Так было со мною и на этот раз в одной из самых дальних деревень Забайкальского края, у окна одного из ее утлых и старых домов, одного, в котором засадила меня весенняя распутица и бездорожица.
Я сидел и слушал; и слышал на тот раз отдаленные звуки, какого-то неопределенно-тоскливого напева и строя. Звуки эти унесли воображение мое на Волгу, где, ломая путину и разламывая натруженную и наболевшую грудь жестокою лямкою, бурлак тянет свою унылую песню, подлаживая к ней свой шаг, приурочивая свои разбитые ноги. Сходство напева сибирской песни с волжскою бурлацкою на первых порах казалось мне поразительным. Но песенные звуки становятся яснее и определеннее и досужее воображение мое спешит рисовать уже иные картины. Вот, думалось мне, безжалостные подруги расплели у невесты девичью косу, чтобы накрыть ее голову повоем: и вот она, невеста эта, вспомнив скорую утрату всей своей девичьей воли,
Что во неге у матушки,
В прохладе у братьецов, —
выливает все свое горе в песенный плач, у которого готова только внешняя форма, но наружное проявление в напеве всегда такое самобытное и сильное. Невеста как будто собрала в груди все накипевшее горе и все слезы и как будто в последний раз в жизни решилась вылить их все вдруг и вслух всем. Напев в нашей песне в таких случаях обыкновенно бывает не менее тоскливый и не менее щемит он сердце. На этот раз он показался мне схожим с тем, который доносился до моего слуха с улицы сибирской деревни. Но вот песня послышалась еще ближе. Воображение поспешило подладить к ее напеву другие, новые, но знакомые и похожие картины, — и в воспоминаниях встал, как живой, сельский погост: бедные и покривившиеся кресты, погнившая и обвалившаяся ограда, много могил на погосте. На одной могиле распластался, упавши на грудь, живой человек. Из груди его несется стон, слышатся те тоскливые тоны, какими богаты все могильные плачи. Однообразны плачи эти в содержании, одинаковы и в напеве. Тоскливее напева этих плачей я не знал прежде и не чаял встретить потом других, которые были бы равномерно закончены, одинаково верны своей цели и своему смыслу. Но когда из-за угла сибирской деревни показалась толпа арестантов с верховыми казаками впереди, с солдатами по бокам, и когда послышалась и песня, вся целиком, я забыл о всяческих сравнениях. Я бросил их как неверные, далекие от образов, навеянных настоящею песнею. Тоны арестантской песни сливались в один; переливы так были мелки, что их почти нельзя было отличать и выделить из целого. А в этом целом слышался один стон, и самая песня эта показалась тогда сплошным стоном; но стонал на этот раз не один человек — стонала целая толпа. Слов не было слышно (при всех моих напряженных усилиях я не мог поймать ни одного), слова и тоны слились в один гул; и гул этот и стон этот щемили сердце до того, что становилось положительно жутко и неловко. Так и веяло от песни сыростью рудниковых подземелий, мраком тюремных стен, свинцового тяжестью всяческой каторги, где человеку хуже и безвозвратнее, чем в других каких-либо отчужденных местах на всем белом свете, на всем земном шаре.
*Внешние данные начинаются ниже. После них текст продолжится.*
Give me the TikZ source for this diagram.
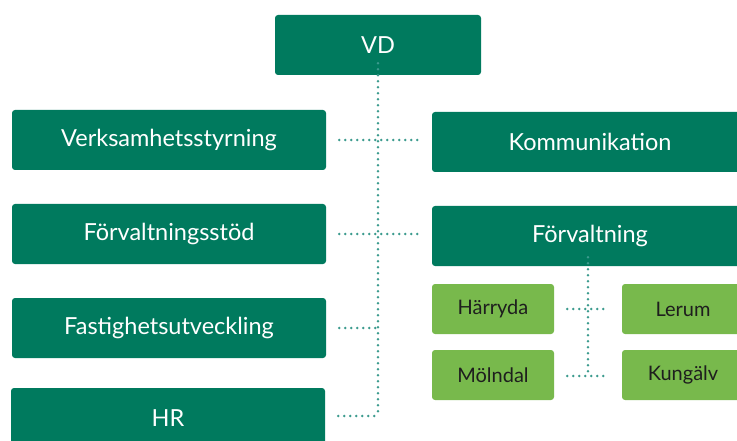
\documentclass[tikz,border=0pt]{standalone}
\usepackage{fontspec}
\setmainfont{Lato}
\definecolor{dkgreen}{RGB}{0,122,94}
\definecolor{ltgreen}{RGB}{120,185,76}
\definecolor{dotcol}{RGB}{60,155,142}
\definecolor{dktext}{RGB}{30,30,30}
\begin{document}
\begin{tikzpicture}[x=1pt,y=-1pt,
  mainbox/.style={fill=dkgreen,text=white,rounded corners=3pt,minimum height=60pt,inner sep=0pt,font=\fontsize{23.5}{26}\selectfont},
  subbox/.style={fill=ltgreen,text=dktext,rounded corners=3pt,minimum width=122pt,minimum height=50pt,inner sep=0pt,font=\fontsize{20}{23}\selectfont},
  dotline/.style={draw=dotcol,line width=2.7pt,line cap=round,dash pattern=on 0pt off 6pt}]
\useasboundingbox (0,0) rectangle (737,441);
\node[mainbox,minimum width=206pt] (vd) at (378,45) {VD};
\node[mainbox,minimum width=314pt] (verk) at (169,140) {Verksamhetsstyrning};
\node[mainbox,minimum width=316pt] (komm) at (590,142) {Kommunikation};
\node[mainbox,minimum width=314pt] (fstod) at (169,234) {Förvaltningsstöd};
\node[mainbox,minimum width=316pt] (forv) at (590,236) {Förvaltning};
\node[mainbox,minimum width=314pt] (fast) at (169,328) {Fastighetsutveckling};
\node[mainbox,minimum width=314pt] (hr) at (168,418) {HR};
\node[subbox] (harr) at (493,309) {Härryda};
\node[subbox] (lerum) at (683,309) {Lerum};
\node[subbox] (moln) at (493,375) {Mölndal};
\node[subbox] (kung) at (683,375) {Kungälv};
\coordinate (spine) at (378,416);
\coordinate (subspine) at (588,376);
\draw[dotline] ([yshift=12pt]vd.south) -- (spine);
\draw[dotline] ([xshift=13pt]verk.east) -- ([xshift=-14pt]komm.west |- verk.east);
\draw[dotline] ([xshift=13pt]fstod.east) -- ([xshift=-14pt]forv.west |- fstod.east);
\draw[dotline] ([xshift=13pt]fast.east) -- (fast.east -| spine);
\draw[dotline] ([xshift=13pt]hr.east |- spine) -- (spine);
\draw[dotline] ([yshift=9pt]forv.south -| subspine) -- (subspine);
\draw[dotline] ([xshift=13pt]harr.east) -- ([xshift=-13pt]lerum.west);
\draw[dotline] ([xshift=13pt]moln.east |- subspine) -- ([xshift=-13pt]kung.west |- subspine);
\end{tikzpicture}
\end{document}
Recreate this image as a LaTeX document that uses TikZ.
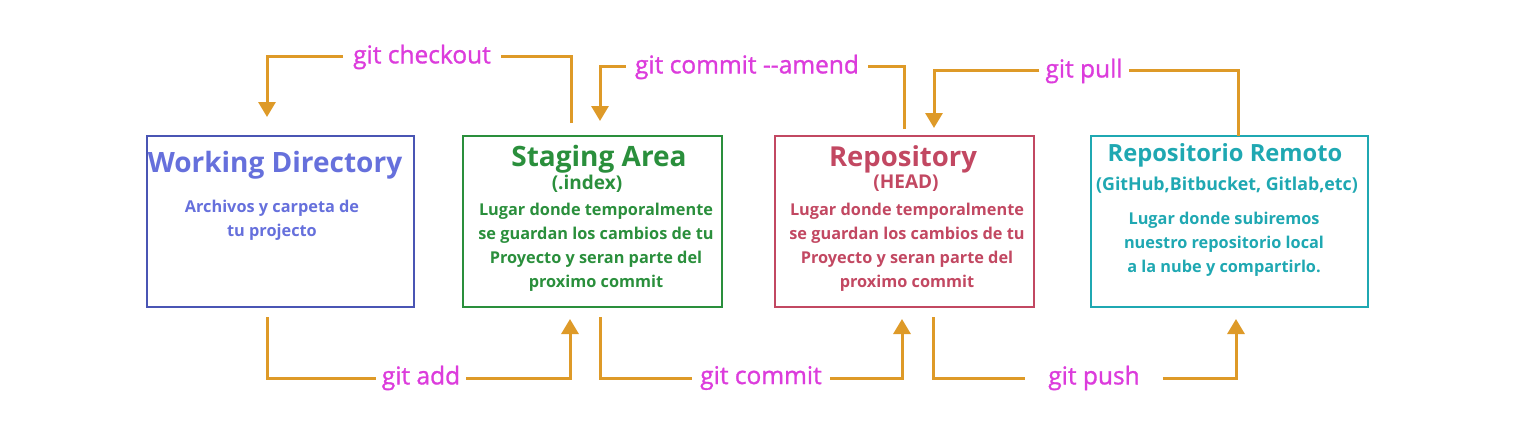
\documentclass[tikz,border=0pt]{standalone}
\usepackage{fontspec}
\setmainfont{Open Sans}
\newfontfamily\medfont{Open Sans}[FakeBold=1.2]
\usetikzlibrary{arrows.meta}
\definecolor{wdc}{HTML}{4A55B4}
\definecolor{wdt}{HTML}{6670DC}
\definecolor{sac}{HTML}{2A8F3C}
\definecolor{rpc}{HTML}{C24862}
\definecolor{rmc}{HTML}{1FA8B2}
\definecolor{arrc}{HTML}{DE9A28}
\definecolor{lblc}{HTML}{DC3CDC}
\tikzset{
  stagebox/.style args={#1/#2/#3}{draw=#1, line width=1.6pt, minimum width=#2, minimum height=#3, inner sep=0pt},
  ttl/.style={text=#1, font=\bfseries\fontsize{28}{32}\selectfont, inner sep=0pt},
  sub/.style={text=#1, font=\bfseries\fontsize{19}{22}\selectfont, inner sep=0pt},
  bodytxt/.style={text=#1, font=\fontsize{16.3}{24}\selectfont\bfseries, align=center, inner sep=0pt},
  lbl/.style={text=lblc, font=\medfont\fontsize{24.5}{28}\selectfont, inner ysep=0pt, inner xsep=#1},
  lbl/.default=8pt,
  conn/.style={draw=arrc, line width=3pt},
  arr/.style={conn, -{Triangle[width=17pt,length=15pt]}}
}
\begin{document}
\begin{tikzpicture}[x=1pt,y=-1pt]
\useasboundingbox (0,0) rectangle (1515,444);
% boxes
\node[stagebox=wdc/267/171] (wd) at (280.5,221.5) {};
\node[stagebox=sac/259/171] (sa) at (592.5,221.5) {};
\node[stagebox=rpc/259/171] (rp) at (904.5,221.5) {};
\node[stagebox=rmc/277/171] (rm) at (1229.5,221.5) {};
% working directory text
\node[ttl=wdt] (wdt1) at (275,165) {Working Directory};
\node[bodytxt=wdt] (wdb) at (272,220) {Archivos y carpeta de\\tu projecto};
% staging text
\node[ttl=sac] (sat1) at (599,159) {Staging Area};
\node[sub=sac] (sat2) at (587,184) {(.index)};
\node[bodytxt=sac] (sab) at (596,247) {Lugar donde temporalmente\\se guardan los cambios de tu\\Proyecto y seran parte del\\proximo commit};
% repository text
\node[ttl=rpc, font=\bfseries\fontsize{27.5}{32}\selectfont] (rpt1) at (903,159) {Repository};
\node[sub=rpc] (rpt2) at (906,183) {(HEAD)};
\node[bodytxt=rpc] (rpb) at (907,247) {Lugar donde temporalmente\\se guardan los cambios de tu\\Proyecto y seran parte del\\proximo commit};
% remote text
\node[ttl=rmc, font=\bfseries\fontsize{23.7}{28}\selectfont] (rmt1) at (1225,155) {Repositorio Remoto};
\node[sub=rmc, font=\bfseries\fontsize{17.8}{20}\selectfont] (rmt2) at (1227,185) {(GitHub,Bitbucket, Gitlab,etc)};
\node[bodytxt=rmc] (rmb) at (1224,244) {Lugar donde subiremos\\nuestro repositorio local\\a la nube y compartirlo.};
% labels
\node[lbl=10pt] (lchk) at (422,57) {git checkout};
\node[lbl=9pt] (lam) at (747,67) {git commit -{}-amend};
\node[lbl=6pt] (lpl) at (1084,71) {git pull};
\node[lbl=6pt] (ladd) at (421,378) {git add};
\node[lbl=8pt] (lcm) at (761,378) {git commit};
\node[lbl=23pt] (lps) at (1094,378) {git push};
% connector endpoints
\coordinate (chkS) at (571,123);
\coordinate (chkE) at (267,117);
\coordinate (amS) at (904,129);
\coordinate (amE) at (600,121);
\coordinate (plS) at (1238,136);
\coordinate (plE) at (934,128);
\coordinate (addS) at (267,317);
\coordinate (addE) at (570,319);
\coordinate (cmS) at (600,317);
\coordinate (cmE) at (902,319);
\coordinate (psS) at (933,317);
\coordinate (psE) at (1236,319);
% connectors
\draw[conn] (chkS) |- (lchk.east);
\draw[arr] (lchk.west) -| (chkE);
\draw[conn] (amS) |- (lam.east);
\draw[arr] (lam.west) -| (amE);
\draw[conn] (plS) |- (lpl.east);
\draw[arr] (lpl.west) -| (plE);
\draw[conn] (addS) |- (ladd.west);
\draw[arr] (ladd.east) -| (addE);
\draw[conn] (cmS) |- (lcm.west);
\draw[arr] (lcm.east) -| (cmE);
\draw[conn] (psS) |- (lps.west);
\draw[arr] (lps.east) -| (psE);
\end{tikzpicture}
\end{document}
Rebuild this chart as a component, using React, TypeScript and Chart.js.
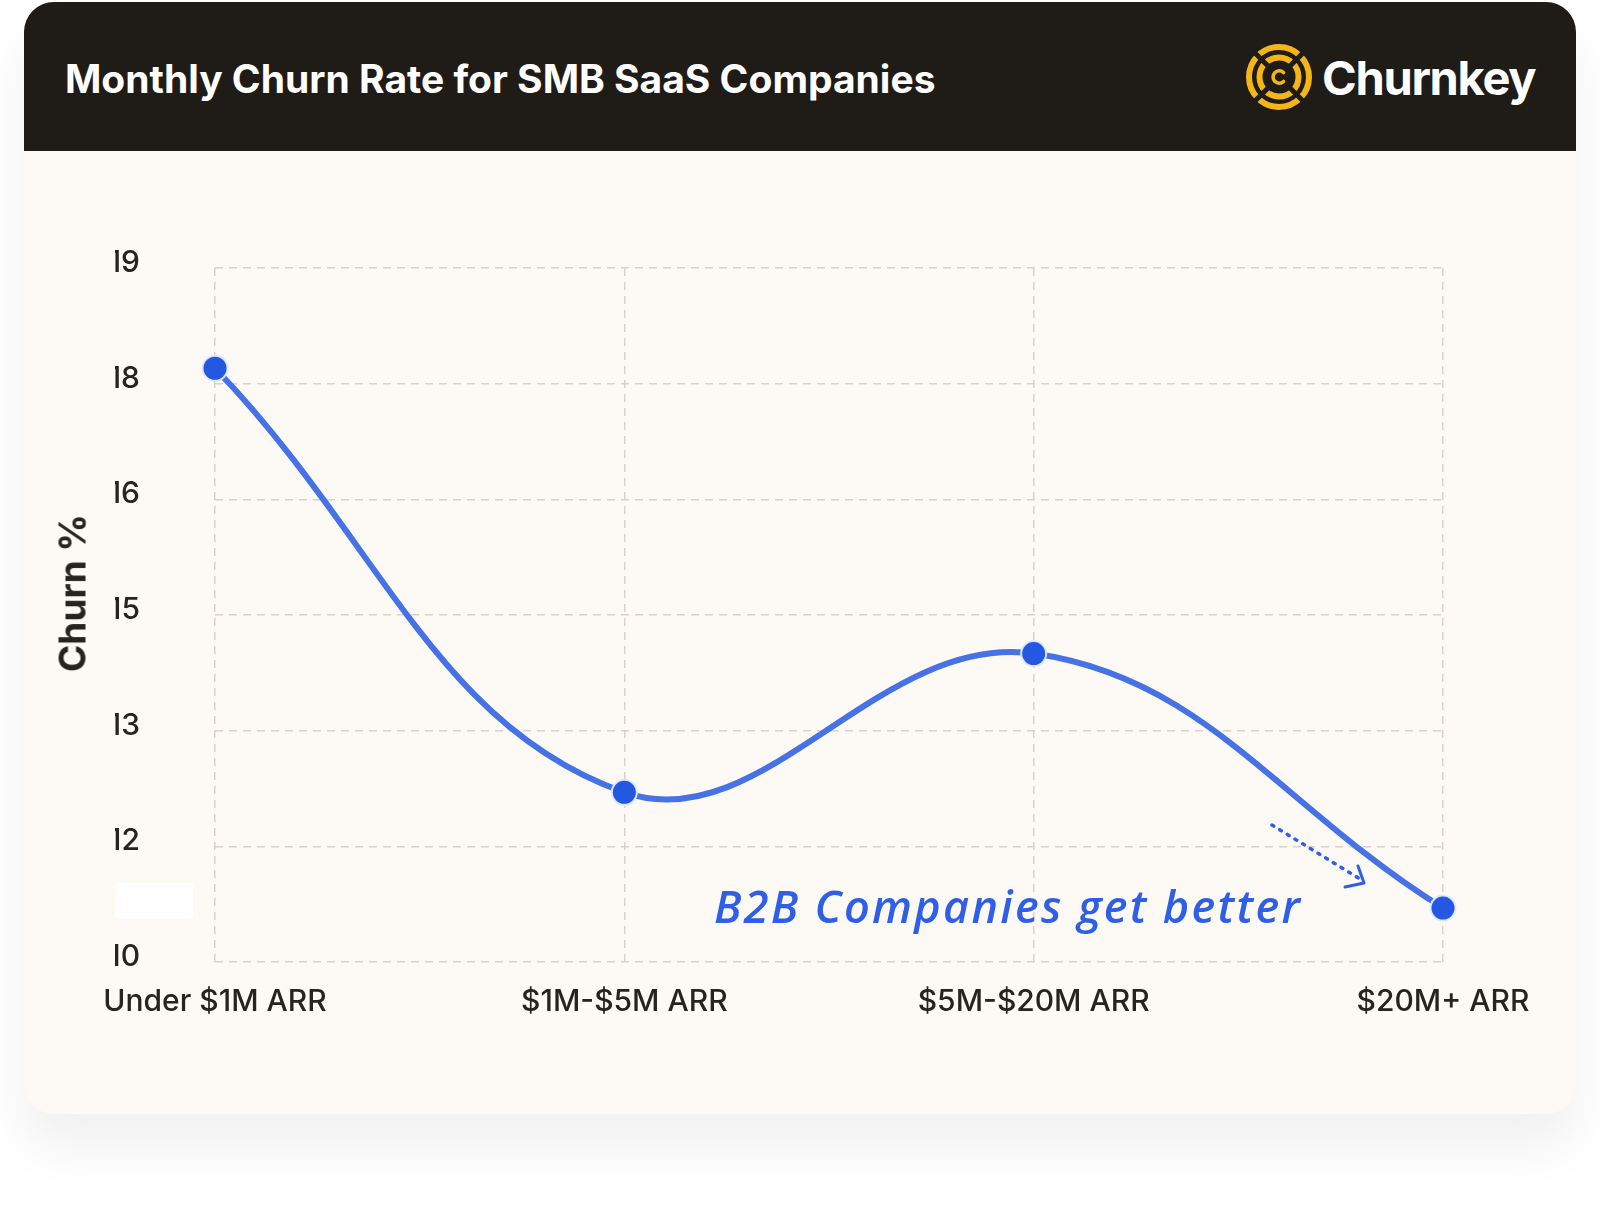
import React, { useEffect, useRef } from "react";
import { Chart, registerables } from "chart.js";

Chart.register(...registerables);

// ---- data ----
const categories = ["Under $1M ARR", "$1M-$5M ARR", "$5M-$20M ARR", "$20M+ ARR"];
const churnValues = [17.7, 12.2, 14.0, 10.7];
const yTickValues = [10, 11.5, 13, 14.5, 16, 17.5, 19];
const yTickLabels = ["10", "12", "13", "15", "16", "18", "19"];
const titleText = "Monthly Churn Rate for SMB SaaS Companies";
const brandText = "Churnkey";
const yAxisTitle = "Churn %";
const annotationText = "B2B Companies get better";

const GOLD = "#f3b517";
const DARK = "#1f1b17";
const BLUE_TEXT = "#2e5fe6";

function Logo() {
  const c = 35;
  return (
    <svg
      width={70}
      height={70}
      viewBox="0 0 70 70"
      style={{ position: "absolute", left: 1244, top: 42 }}
    >
      <circle cx={c} cy={c} r={30} fill="none" stroke={GOLD} strokeWidth={6} />
      <circle cx={c} cy={c} r={19.5} fill="none" stroke={GOLD} strokeWidth={6} />
      <line x1={10} y1={10} x2={60} y2={60} stroke={DARK} strokeWidth={5} />
      <line x1={60} y1={10} x2={10} y2={60} stroke={DARK} strokeWidth={5} />
      <circle cx={c} cy={c} r={10.5} fill={DARK} />
      <path
        d="M 39.5 30.5 A 6.2 6.2 0 1 0 39.5 39.5"
        fill="none"
        stroke={GOLD}
        strokeWidth={3.6}
        strokeLinecap="round"
      />
    </svg>
  );
}

export default function App() {
  const canvasRef = useRef<HTMLCanvasElement | null>(null);

  useEffect(() => {
    if (!canvasRef.current) return;
    const gridColor = "#d8d2cb";
    const tickColor = "#27231f";
    const chart = new Chart(canvasRef.current, {
      type: "line",
      data: {
        labels: categories,
        datasets: [
          {
            data: churnValues,
            borderColor: "#4672e6",
            borderWidth: 6,
            tension: 0.4,
            fill: false,
            pointRadius: 12.5,
            pointHoverRadius: 12.5,
            pointBackgroundColor: "#2458e2",
            pointBorderColor: "rgba(226,234,252,0.95)",
            pointBorderWidth: 2,
            clip: false as any,
          },
        ],
      },
      options: {
        animation: false,
        responsive: false,
        maintainAspectRatio: false,
        layout: { padding: { left: 91, top: 117, right: 133, bottom: 52 } },
        plugins: {
          legend: { display: false },
          tooltip: { enabled: false },
        },
        scales: {
          x: {
            type: "category",
            offset: false,
            grid: { color: gridColor, lineWidth: 1.5, drawTicks: false },
            border: { display: false, dash: [8, 6] },
            ticks: {
              color: tickColor,
              font: { family: "Inter", size: 30, weight: 500 as any },
              padding: 22,
              maxRotation: 0,
              autoSkip: false,
            },
            afterFit: (s: any) => {
              s.height = 100;
            },
          },
          y: {
            type: "linear",
            min: 10,
            max: 19,
            afterBuildTicks: (s: any) => {
              s.ticks = yTickValues.map((v) => ({ value: v }));
            },
            grid: { color: gridColor, lineWidth: 1.5, drawTicks: false },
            border: { display: false, dash: [8, 6] },
            ticks: {
              color: tickColor,
              font: { family: "Inter", size: 30, weight: 500 as any },
              padding: 75,
              labelOffset: -5,
              callback: (_v: any, i: number) => yTickLabels[i],
            },
            afterFit: (s: any) => {
              s.width = 100;
            },
          },
        },
      },
    });
    return () => chart.destroy();
  }, []);

  return (
    <div
      style={{
        position: "absolute",
        left: 0,
        top: 0,
        width: 1600,
        height: 1218,
        background: "#ffffff",
        overflow: "hidden",
        fontFamily: "Inter, sans-serif",
      }}
    >
      {/* card */}
      <div
        style={{
          position: "absolute",
          left: 24,
          top: 2,
          width: 1552,
          height: 1112,
          borderRadius: 30,
          background: "#fdfaf6",
          boxShadow: "0 34px 50px rgba(0,0,0,0.06)",
          overflow: "hidden",
        }}
      >
        <div
          style={{
            position: "absolute",
            left: 0,
            top: 0,
            width: 1552,
            height: 149,
            background: DARK,
          }}
        />
      </div>

      {/* header title */}
      <div
        style={{
          position: "absolute",
          left: 65,
          top: 59,
          fontSize: 39,
          lineHeight: "39px",
          fontWeight: 700,
          color: "#ffffff",
          whiteSpace: "nowrap",
        }}
      >
        {titleText}
      </div>

      <Logo />
      <div
        style={{
          position: "absolute",
          left: 1322,
          top: 54,
          fontSize: 47,
          lineHeight: "47px",
          fontWeight: 700,
          color: "#ffffff",
          whiteSpace: "nowrap",
          letterSpacing: -1.3,
        }}
      >
        {brandText}
      </div>

      {/* chart canvas */}
      <canvas
        ref={canvasRef}
        width={1552}
        height={963}
        style={{ position: "absolute", left: 24, top: 151, width: 1552, height: 963 }}
      />

      {/* covered tick patch */}
      <div
        style={{
          position: "absolute",
          left: 115,
          top: 883,
          width: 78,
          height: 36,
          borderRadius: 4,
          background: "#ffffff",
        }}
      />

      {/* y axis title */}
      <div
        style={{
          position: "absolute",
          left: 72,
          top: 593,
          transform: "translate(-50%, -50%) rotate(-90deg)",
          fontSize: 37,
          lineHeight: "37px",
          fontWeight: 700,
          color: "#27231f",
          whiteSpace: "nowrap",
        }}
      >
        {yAxisTitle}
      </div>

      {/* annotation */}
      <div
        style={{
          position: "absolute",
          left: 714,
          top: 883,
          fontSize: 45,
          lineHeight: "45px",
          fontFamily: "'Open Sans', sans-serif",
          fontStyle: "italic",
          fontWeight: 600,
          color: BLUE_TEXT,
          whiteSpace: "nowrap",
          letterSpacing: 2.3,
        }}
      >
        {annotationText}
      </div>
      <svg
        width={1600}
        height={1218}
        style={{ position: "absolute", left: 0, top: 0, pointerEvents: "none" }}
      >
        <line
          x1={1272}
          y1={825}
          x2={1360}
          y2={879}
          stroke={BLUE_TEXT}
          strokeWidth={3.5}
          strokeDasharray="2 7"
          strokeLinecap="round"
        />
        <polyline
          points="1358,866 1364,883 1345,887"
          fill="none"
          stroke={BLUE_TEXT}
          strokeWidth={3}
          strokeLinecap="round"
          strokeLinejoin="round"
        />
      </svg>
    </div>
  );
}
Целые дни потом преследовали меня мучительные звуки арестантской песни, и, возвратившись теперь к ней воспоминаниями, я не могу указать иной, которая отличалась бы более тоскливым напевом. Смею уверить, что ни одна русская песня не приурочена так к выражению внутреннего смысла в напеве, ни одна из них не бьет прямо в цель и в самое сердце, как эта песня, выстраданная арестантами в тюрьмах и на этапах. На этот раз кандальная партия осиливала последнюю сотню верст из долгого и тяжелого, семитысячного и годового пути своего. Ей оставалось идти уже немного верст, чтобы попасть домой, т. е. прямо на каторгу.
Пока колодники у нас перед глазами, мы от них не отстанем. Не отстанем мы от толпы этой, хотя она и движется вдоль улицы мучительно-медленным шагом, едва волочит ноги. Самый звук кандалов стал какой-то тупой и слышный и громкий потому только, что идущая партия ссыльнокаторжная, в которой — как давно и всякому известно — на каждые ноги надеваются тяжелые пятифунтовые цепи. На этот раз медленная поступь — преднамеренная, ради сбора подаяний, и вышла она торжественною потому, что всякий арестант увлечен пением и вводит в артельную песню свой разбитый голос, чтобы, таким образом, мольба была общею и конечнее била в сердобольные сердца слушателей.
Стоит на улице сплошной стон от песни, и бережно несет свою песенную мольбу эта густая арестантская толпа, точно боится выронить из нее слово, сфальшивить тоном, и поет усиленно громко, словно обрадовалась случаю торжественно и окончательно высказать вслух всем свое неключимое горе.